Sunday, June 18, 2006

Happy Father's Day

...to all you other fathers out there.

Today at brunch (at which my daughter made the most awesome pancakes) we talked about our memories of our fathers.

One of my earliest memories of my father is of him painting a ceiling in the dining area of our house on a Saturday morning while my sister and I watched cartoons -- Mighty Mouse of course! Not much more to the memory. My dad used to cut my hair. It seems like it was always on a Saturday afternoon and ABC Wide World of Sports was on the TV. I don't recall him watching it so much as listening while he did chores around the house. He cut my hair until I basically rebelled (late 60's, early 70's) and grew it out. It was one of the few things we fought about.

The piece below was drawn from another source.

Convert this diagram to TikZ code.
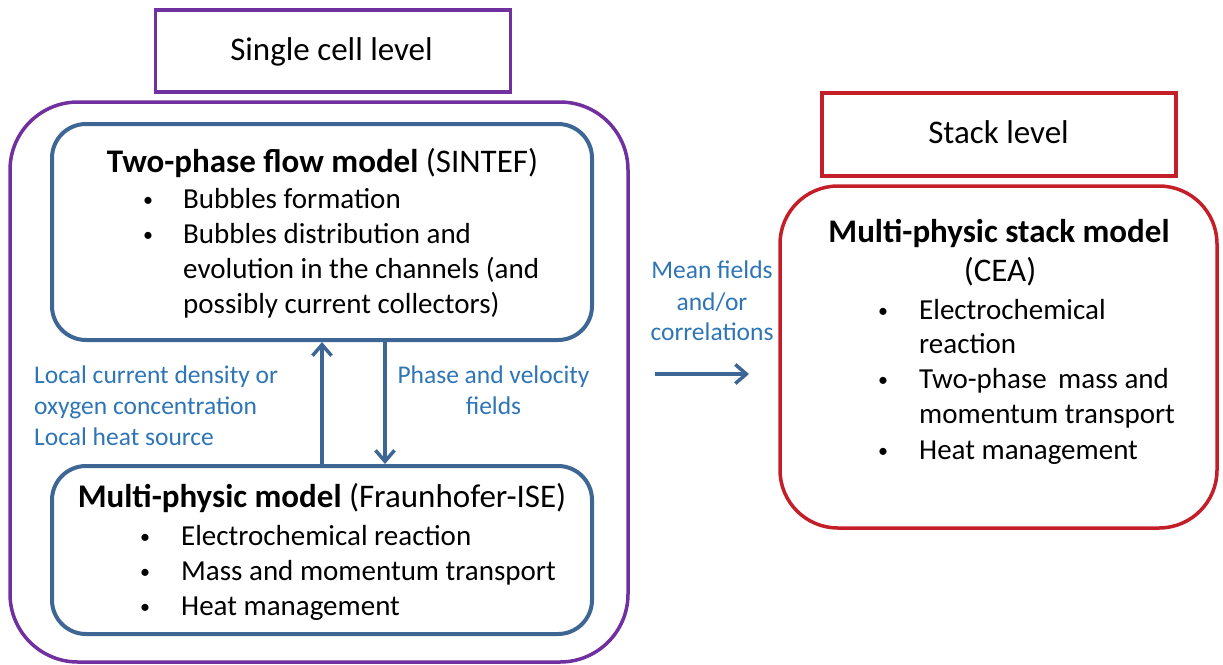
\documentclass[tikz,border=0pt]{standalone}
\usepackage{fontspec}
\setmainfont{Carlito}
\usetikzlibrary{arrows.meta}
\definecolor{purp}{RGB}{112,48,160}
\definecolor{bbox}{RGB}{62,102,148}
\definecolor{rbox}{RGB}{196,30,40}
\definecolor{lblue}{RGB}{46,117,182}
\tikzset{
  purpbox/.style={draw=purp,line width=3.5pt},
  bluebox/.style={draw=bbox,line width=4pt,rounded corners=34pt},
  redbox/.style={draw=rbox,line width=3.5pt},
  big/.style={font=\fontsize{29}{35}\selectfont,inner sep=0pt},
  ttl/.style={font=\fontsize{33}{40}\selectfont,inner sep=0pt,anchor=base},
  lab/.style={font=\fontsize{25.5}{31}\selectfont,text=lblue,inner sep=0pt},
  bul/.style={font=\fontsize{20}{24}\selectfont,inner sep=0pt,anchor=base},
  itm/.style={big,anchor=base west},
  arr/.style={draw=bbox,line width=4pt,-{Straight Barb[length=11pt,width=19pt,line width=3.5pt]}}
}
\begin{document}
\begin{tikzpicture}[x=1pt,y=-1pt]
\useasboundingbox (0,0) rectangle (1223,664);
% Single cell level
\node[purpbox,minimum width=355pt,minimum height=82pt,inner sep=0pt] (single) at (333,51) {};
\node[ttl] (singlet) at (331.5,60) {Single cell level};
\draw[purpbox,rounded corners=68pt] (10,102) rectangle (628,662);
% Two-phase box
\node[bluebox,minimum width=540pt,minimum height=216pt,inner sep=0pt] (tp) at (322,232) {};
\node[ttl] (tpt) at (322.5,172) {\textbf{Two-phase flow model} (SINTEF)};
\node[bul] (tpb1) at (148,206) {•};
\node[itm] (tpi1) at (183,208) {Bubbles formation};
\node[bul] (tpb2) at (148,241) {•};
\node[itm] (tpi2) at (183,243) {Bubbles distribution and};
\node[itm] (tpi3) at (183,278) {evolution in the channels (and};
\node[itm] (tpi4) at (183,313) {possibly current collectors)};
% Multi-physic box
\node[bluebox,minimum width=540pt,minimum height=168pt,inner sep=0pt] (mp) at (322,550) {};
\node[ttl] (mpt) at (322,507) {\textbf{Multi-physic model} (Fraunhofer-ISE)};
\node[bul] (mpb1) at (145,543) {•};
\node[itm] (mpi1) at (181,545) {Electrochemical reaction};
\node[bul] (mpb2) at (145,578) {•};
\node[itm] (mpi2) at (181,580) {Mass and momentum transport};
\node[bul] (mpb3) at (145,613) {•};
\node[itm] (mpi3) at (181,615) {Heat management};
% vertical arrows
\coordinate (upx) at (322,0);
\coordinate (dnx) at (385,0);
\draw[arr] (mp.north -| upx) -- (tp.south -| upx);
\draw[arr] (tp.south -| dnx) -- (mp.north -| dnx);
\node[lab,anchor=base west] (l1) at (34,383) {Local current density or};
\node[lab,anchor=base west] (l2) at (34,414) {oxygen concentration};
\node[lab,anchor=base west] (l3) at (34,445) {Local heat source};
\node[lab,anchor=base] (r1) at (493.5,383) {Phase and velocity};
\node[lab,anchor=base] (r2) at (493.5,414) {fields};
% Stack level
\node[redbox,minimum width=354pt,minimum height=83pt,inner sep=0pt] (stack) at (999,134.5) {};
\node[ttl] (stackt) at (998.5,143) {Stack level};
\node[redbox,rounded corners=58pt,minimum width=437pt,minimum height=342pt,inner sep=0pt] (sm) at (998.5,357) {};
\node[ttl] (smt) at (999,242) {\textbf{Multi-physic stack model}};
\node[ttl] (smt2) at (1000,281) {(CEA)};
\node[bul] (smb1) at (883,317) {•};
\node[itm] (smi1) at (919,319) {Electrochemical};
\node[itm] (smi2) at (919,353) {reaction};
\node[bul] (smb2) at (883,386) {•};
\node[itm] (smi3) at (919,388) {Two-phase\, mass and};
\node[itm] (smi4) at (919,423) {momentum transport};
\node[bul] (smb3) at (883,457) {•};
\node[itm] (smi5) at (919,459) {Heat management};
% Mean fields
\node[lab,anchor=base] (m1) at (712,278) {Mean fields};
\node[lab,anchor=base] (m2) at (712,310) {and/or};
\node[lab,anchor=base] (m3) at (712,340) {correlations};
\coordinate (ma) at (655,374);
\coordinate (mb) at (749,374);
\draw[arr] (ma) -- (mb);
\end{tikzpicture}
\end{document}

He was a gentle and loving father, and always willing to talk reasonably about anything (except the length of my hair). He didn't show a lot of emotion when I was younger, but I knew he loved us more than anything. He took my friend Steve and I fishing on Lynx Lake outside of Prescott, Arizona. We rented a boat and everything. We really sucked at fishing, but it was wonderful. We had a great time. I didn't care that we never caught anything, it was just being out there together that mattered.

He told corny jokes, was a devout Christian, and provided for our family (we didn't have a lot of money and our vacations almost always consisted of camping, but they were wonderful times together). He never blew up at any of us kids. Even the time, as a young driver, that I continued driving our VW van after the generator (fan) belt broke and the engine overheated and seized. I remembered that the day my daughter smoked the clutch in my VW Vanagon. He has been my role model as a father.

He was also quite an accomplished athlete. A high school basketball star, he played varsity basketball for one year at Michigan Tech. He was a natural at all sports. If it involved a ball, a racket, a club -- he would immediately master it. He never held back, and I could never compete with him. Even a few years ago at Thanksgiving. He beat me at ping pong. He was a natural at virtually any sport. Except running -- issues with his hip. Of course, running became my thing. Not because it was something I could do that he didn't do, but that it was something I could do to push myself to my own limits. Something in which I could find my own physical excellence, at the level where I am; not any great athlete, but the very average person I am. I think he would understand that.

He set a fine example of fatherhood for my brothers and myself. He encouraged all of his children to strive for excellence, but accepted us all for who we were. He set a very high mark for my brothers and I to meet.

He passed away a year and a half ago and I miss him dearly.

I hope all of you, if you could, have expressed your appreciation to your father, or to that person who was most a father-figure to you. And for those of you who can no longer do so, perhaps you can share a fond memory with someone else.

C-Ya

1 Comments:

Blogger craig said...

Krut, I have lots of similar memories. Discussions about long hair (Dad finally decided that I didn't have to have the shortest hair in school but he also didn't want me to have the longest -- so we reached a compromise).

We camped a lot on vacations. Once all the way from Little Rock to Myrtle beach and another time to Yellowstone and back.

I learned after I left home that he never liked fishing but took my three brothers and me because we did.

Great tribute to your dad. It's prompted some of my own about mine. Thanks for the post.